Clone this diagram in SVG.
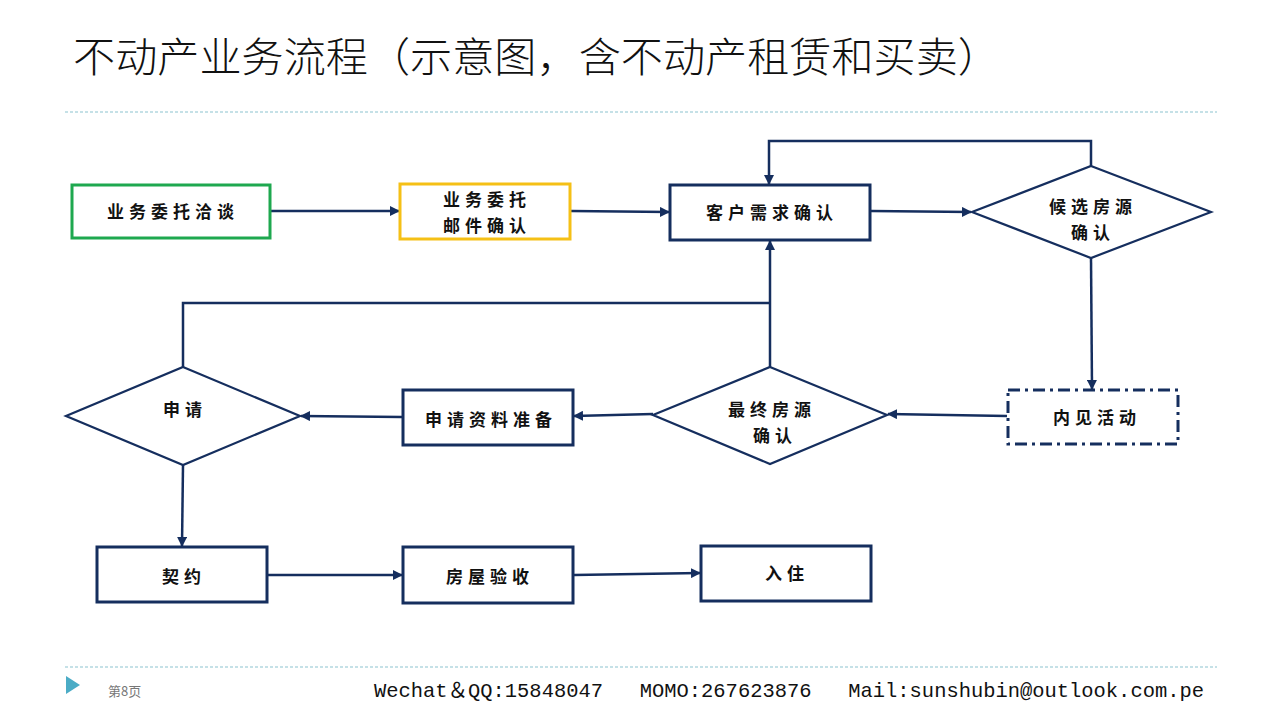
<svg xmlns="http://www.w3.org/2000/svg" width="1280" height="720" viewBox="0 0 1280 720">
  <defs>
    <marker id="arrow" viewBox="0 0 10 10" refX="9" refY="5" markerWidth="4" markerHeight="4" orient="auto" markerUnits="strokeWidth">
      <path d="M0,0 L10,5 L0,10 z" fill="#152E5E"/>
    </marker>
    <style>
      .box { fill: #ffffff; stroke: #152E5E; stroke-width: 3; }
      .dia { fill: #ffffff; stroke: #152E5E; stroke-width: 2.2; }
      .lbl { font-family: "Noto Sans CJK SC", "Noto Sans", sans-serif; font-weight: 700; font-size: 17px; fill: #111111; text-anchor: middle; letter-spacing: 5px; }
      .conn path, .conn line { fill: none; stroke: #152E5E; stroke-width: 2.5; }
      .rule { stroke: #8CC3CF; stroke-width: 1.2; stroke-dasharray: 3 2; }
    </style>
  </defs>

  <rect width="1280" height="720" fill="#ffffff"/>

  <!-- heading -->
  <text x="73" y="72" font-family="Noto Sans CJK SC, sans-serif" font-weight="300" font-size="41" fill="#111111" textLength="927" lengthAdjust="spacingAndGlyphs">不动产业务流程（示意图，含不动产租赁和买卖）</text>
  <line class="rule" x1="65" y1="112" x2="1217" y2="112"/>

  <!-- connectors -->
  <g id="connectors" class="conn">
    <line x1="271" y1="211" x2="399" y2="211" marker-end="url(#arrow)"/>
    <line x1="571" y1="211" x2="669" y2="212" marker-end="url(#arrow)"/>
    <line x1="871" y1="211" x2="971" y2="212" marker-end="url(#arrow)"/>
    <path d="M1091,166 V141 H769 V184" marker-end="url(#arrow)"/>
    <line x1="1091" y1="258" x2="1092" y2="389" marker-end="url(#arrow)"/>
    <line x1="1007" y1="416" x2="888" y2="414" marker-end="url(#arrow)"/>
    <line x1="653" y1="414" x2="574" y2="416" marker-end="url(#arrow)"/>
    <line x1="402" y1="417" x2="301" y2="416" marker-end="url(#arrow)"/>
    <line x1="770" y1="367" x2="770" y2="241" marker-end="url(#arrow)"/>
    <path d="M183,367 V303 H770"/>
    <line x1="183" y1="465" x2="182" y2="546" marker-end="url(#arrow)"/>
    <line x1="268" y1="575" x2="402" y2="575" marker-end="url(#arrow)"/>
    <line x1="574" y1="575" x2="700" y2="573" marker-end="url(#arrow)"/>
  </g>

  <!-- nodes -->
  <g id="n-negotiate">
    <rect x="72" y="185" width="198" height="53" fill="#ffffff" stroke="#1EA84F" stroke-width="3"/>
    <text class="lbl" x="173" y="218">业务委托洽谈</text>
  </g>
  <g id="n-mail-confirm">
    <rect x="400" y="184" width="170" height="55" fill="#ffffff" stroke="#F5C016" stroke-width="3"/>
    <text class="lbl" x="487" y="206">业务委托</text>
    <text class="lbl" x="487" y="232">邮件确认</text>
  </g>
  <g id="n-needs">
    <rect class="box" x="670" y="185" width="200" height="55"/>
    <text class="lbl" x="772" y="219">客户需求确认</text>
  </g>
  <g id="n-candidate">
    <polygon class="dia" points="1091,166 1211,212 1091,258 972,212"/>
    <text class="lbl" x="1093" y="213">候选房源</text>
    <text class="lbl" x="1093" y="239">确认</text>
  </g>
  <g id="n-viewing">
    <rect x="1008" y="390" width="170" height="54" fill="#ffffff" stroke="#152E5E" stroke-width="3" stroke-dasharray="12 5 3 5"/>
    <text class="lbl" x="1097" y="424">内见活动</text>
  </g>
  <g id="n-final">
    <polygon class="dia" points="770,367 887,415 770,464 653,415"/>
    <text class="lbl" x="772" y="416">最终房源</text>
    <text class="lbl" x="775" y="442">确认</text>
  </g>
  <g id="n-docs">
    <rect class="box" x="403" y="390" width="170" height="55"/>
    <text class="lbl" x="491" y="426">申请资料准备</text>
  </g>
  <g id="n-apply">
    <polygon class="dia" points="183,367 300,416 183,465 66,416"/>
    <text class="lbl" x="185" y="416">申请</text>
  </g>
  <g id="n-contract">
    <rect class="box" x="97" y="547" width="170" height="55"/>
    <text class="lbl" x="184" y="583">契约</text>
  </g>
  <g id="n-inspection">
    <rect class="box" x="403" y="547" width="170" height="56"/>
    <text class="lbl" x="490" y="583">房屋验收</text>
  </g>
  <g id="n-move-in">
    <rect class="box" x="701" y="546" width="170" height="55"/>
    <text class="lbl" x="787" y="580">入住</text>
  </g>

  <!-- footer -->
  <line class="rule" x1="65" y1="667" x2="1217" y2="667"/>
  <polygon points="66,676 80,685 66,694" fill="#4BACC6"/>
  <text x="108" y="696" font-family="Noto Sans CJK SC, sans-serif" font-size="13" fill="#777777">第8页</text>
  <text x="374" y="697" xml:space="preserve" style="white-space:pre" font-family="Liberation Mono, Noto Sans CJK SC, monospace" font-size="21" fill="#111111" textLength="830" lengthAdjust="spacingAndGlyphs">Wechat＆QQ:15848047   MOMO:267623876   Mail:sunshubin@outlook.com.pe</text>
</svg>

Required task: Quote the listing above in full, except for the pictures.

Task output:
Clone this diagram in SVG.
<svg xmlns="http://www.w3.org/2000/svg" width="1280" height="720" viewBox="0 0 1280 720">
  <defs>
    <marker id="arrow" viewBox="0 0 10 10" refX="9" refY="5" markerWidth="4" markerHeight="4" orient="auto" markerUnits="strokeWidth">
      <path d="M0,0 L10,5 L0,10 z" fill="#152E5E"/>
    </marker>
    <style>
      .box { fill: #ffffff; stroke: #152E5E; stroke-width: 3; }
      .dia { fill: #ffffff; stroke: #152E5E; stroke-width: 2.2; }
      .lbl { font-family: "Noto Sans CJK SC", "Noto Sans", sans-serif; font-weight: 700; font-size: 17px; fill: #111111; text-anchor: middle; letter-spacing: 5px; }
      .conn path, .conn line { fill: none; stroke: #152E5E; stroke-width: 2.5; }
      .rule { stroke: #8CC3CF; stroke-width: 1.2; stroke-dasharray: 3 2; }
    </style>
  </defs>

  <rect width="1280" height="720" fill="#ffffff"/>

  <!-- heading -->
  <text x="73" y="72" font-family="Noto Sans CJK SC, sans-serif" font-weight="300" font-size="41" fill="#111111" textLength="927" lengthAdjust="spacingAndGlyphs">不动产业务流程（示意图，含不动产租赁和买卖）</text>
  <line class="rule" x1="65" y1="112" x2="1217" y2="112"/>

  <!-- connectors -->
  <g id="connectors" class="conn">
    <line x1="271" y1="211" x2="399" y2="211" marker-end="url(#arrow)"/>
    <line x1="571" y1="211" x2="669" y2="212" marker-end="url(#arrow)"/>
    <line x1="871" y1="211" x2="971" y2="212" marker-end="url(#arrow)"/>
    <path d="M1091,166 V141 H769 V184" marker-end="url(#arrow)"/>
    <line x1="1091" y1="258" x2="1092" y2="389" marker-end="url(#arrow)"/>
    <line x1="1007" y1="416" x2="888" y2="414" marker-end="url(#arrow)"/>
    <line x1="653" y1="414" x2="574" y2="416" marker-end="url(#arrow)"/>
    <line x1="402" y1="417" x2="301" y2="416" marker-end="url(#arrow)"/>
    <line x1="770" y1="367" x2="770" y2="241" marker-end="url(#arrow)"/>
    <path d="M183,367 V303 H770"/>
    <line x1="183" y1="465" x2="182" y2="546" marker-end="url(#arrow)"/>
    <line x1="268" y1="575" x2="402" y2="575" marker-end="url(#arrow)"/>
    <line x1="574" y1="575" x2="700" y2="573" marker-end="url(#arrow)"/>
  </g>

  <!-- nodes -->
  <g id="n-negotiate">
    <rect x="72" y="185" width="198" height="53" fill="#ffffff" stroke="#1EA84F" stroke-width="3"/>
    <text class="lbl" x="173" y="218">业务委托洽谈</text>
  </g>
  <g id="n-mail-confirm">
    <rect x="400" y="184" width="170" height="55" fill="#ffffff" stroke="#F5C016" stroke-width="3"/>
    <text class="lbl" x="487" y="206">业务委托</text>
    <text class="lbl" x="487" y="232">邮件确认</text>
  </g>
  <g id="n-needs">
    <rect class="box" x="670" y="185" width="200" height="55"/>
    <text class="lbl" x="772" y="219">客户需求确认</text>
  </g>
  <g id="n-candidate">
    <polygon class="dia" points="1091,166 1211,212 1091,258 972,212"/>
    <text class="lbl" x="1093" y="213">候选房源</text>
    <text class="lbl" x="1093" y="239">确认</text>
  </g>
  <g id="n-viewing">
    <rect x="1008" y="390" width="170" height="54" fill="#ffffff" stroke="#152E5E" stroke-width="3" stroke-dasharray="12 5 3 5"/>
    <text class="lbl" x="1097" y="424">内见活动</text>
  </g>
  <g id="n-final">
    <polygon class="dia" points="770,367 887,415 770,464 653,415"/>
    <text class="lbl" x="772" y="416">最终房源</text>
    <text class="lbl" x="775" y="442">确认</text>
  </g>
  <g id="n-docs">
    <rect class="box" x="403" y="390" width="170" height="55"/>
    <text class="lbl" x="491" y="426">申请资料准备</text>
  </g>
  <g id="n-apply">
    <polygon class="dia" points="183,367 300,416 183,465 66,416"/>
    <text class="lbl" x="185" y="416">申请</text>
  </g>
  <g id="n-contract">
    <rect class="box" x="97" y="547" width="170" height="55"/>
    <text class="lbl" x="184" y="583">契约</text>
  </g>
  <g id="n-inspection">
    <rect class="box" x="403" y="547" width="170" height="56"/>
    <text class="lbl" x="490" y="583">房屋验收</text>
  </g>
  <g id="n-move-in">
    <rect class="box" x="701" y="546" width="170" height="55"/>
    <text class="lbl" x="787" y="580">入住</text>
  </g>

  <!-- footer -->
  <line class="rule" x1="65" y1="667" x2="1217" y2="667"/>
  <polygon points="66,676 80,685 66,694" fill="#4BACC6"/>
  <text x="108" y="696" font-family="Noto Sans CJK SC, sans-serif" font-size="13" fill="#777777">第8页</text>
  <text x="374" y="697" xml:space="preserve" style="white-space:pre" font-family="Liberation Mono, Noto Sans CJK SC, monospace" font-size="21" fill="#111111" textLength="830" lengthAdjust="spacingAndGlyphs">Wechat＆QQ:15848047   MOMO:267623876   Mail:sunshubin@outlook.com.pe</text>
</svg>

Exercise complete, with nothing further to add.